= Monarch Underwear Company fire =

1958 textile factory fire in Manhattan, New York

The Monarch Underwear Company fire occurred in Manhattan, New York City at 623 Broadway on March 19, 1958. Twenty-four people were killed in a loft fire, between Houston Street and Bleecker Street and fifteen more were injured. Six of the injured were hurt when they leaped from the building and missed fire nets. The conflagration began in the third floor textile printing plant of an edifice in which the workrooms of several businesses were located. Ten corpses were found underneath work benches of the Monarch Underwear Company, on the fourth floor. The fire started at 4:30 p.m. and lasted one and a half hours. It began in a processing oven of the S.T.S. Textile Company.

The building was located a few blocks from Washington Place, near Greene Street, the former locale of the Triangle Shirtwaist Company. The Triangle factory fire of March 25, 1911, killed one hundred forty-five persons.

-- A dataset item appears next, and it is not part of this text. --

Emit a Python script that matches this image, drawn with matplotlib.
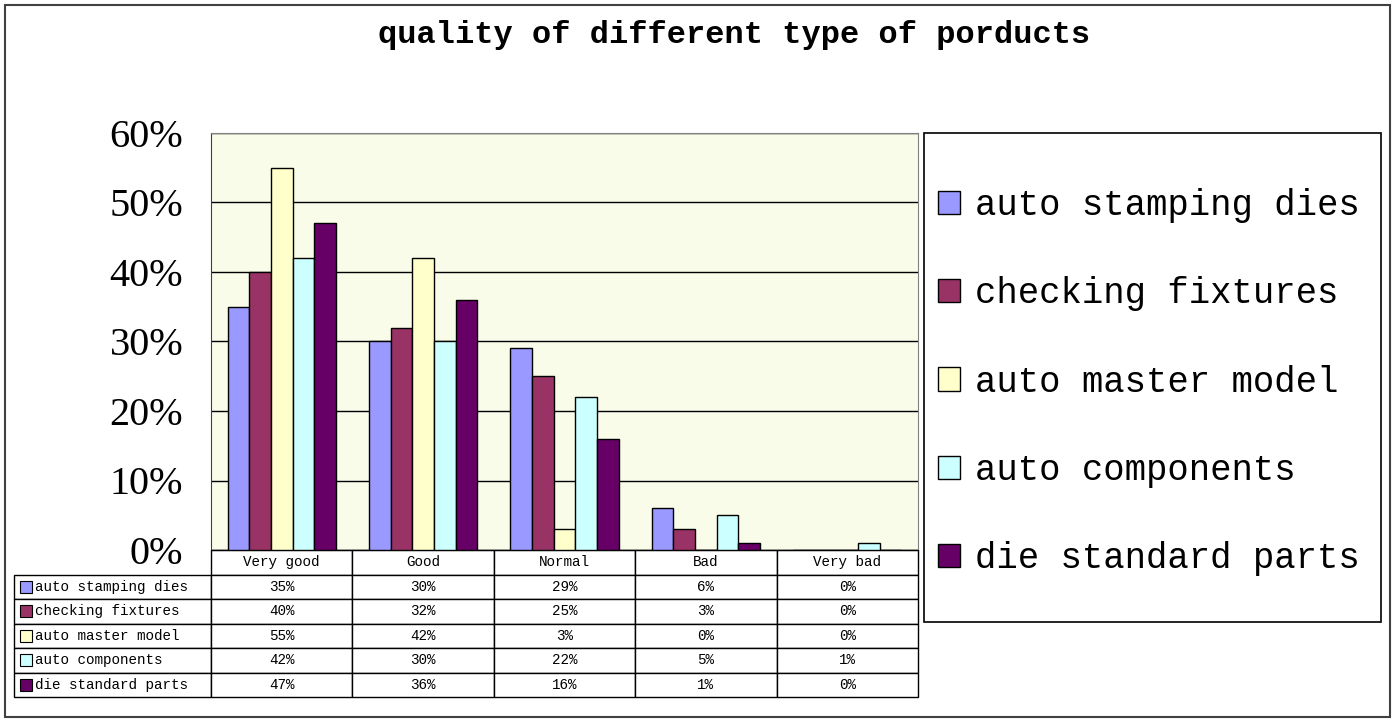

On March 20, 1958 New York City Mayor Robert F. Wagner Jr. asked for legislation to prevent fires like the one at 623 Broadway. Wagner and New York City Fire Commissioner Edward F. Cavanaugh both stated that the structure did not violate fire and building codes. Wagner called on the New York City Council to enact necessary ordinances quickly. Among those he suggested were the installation of automatic fire sprinkling systems, the building of fireproof partitioning walls in lengthy rooms, the construction of full ceilings in loft buildings,
and making it mandatory that each worker be given a fire drill.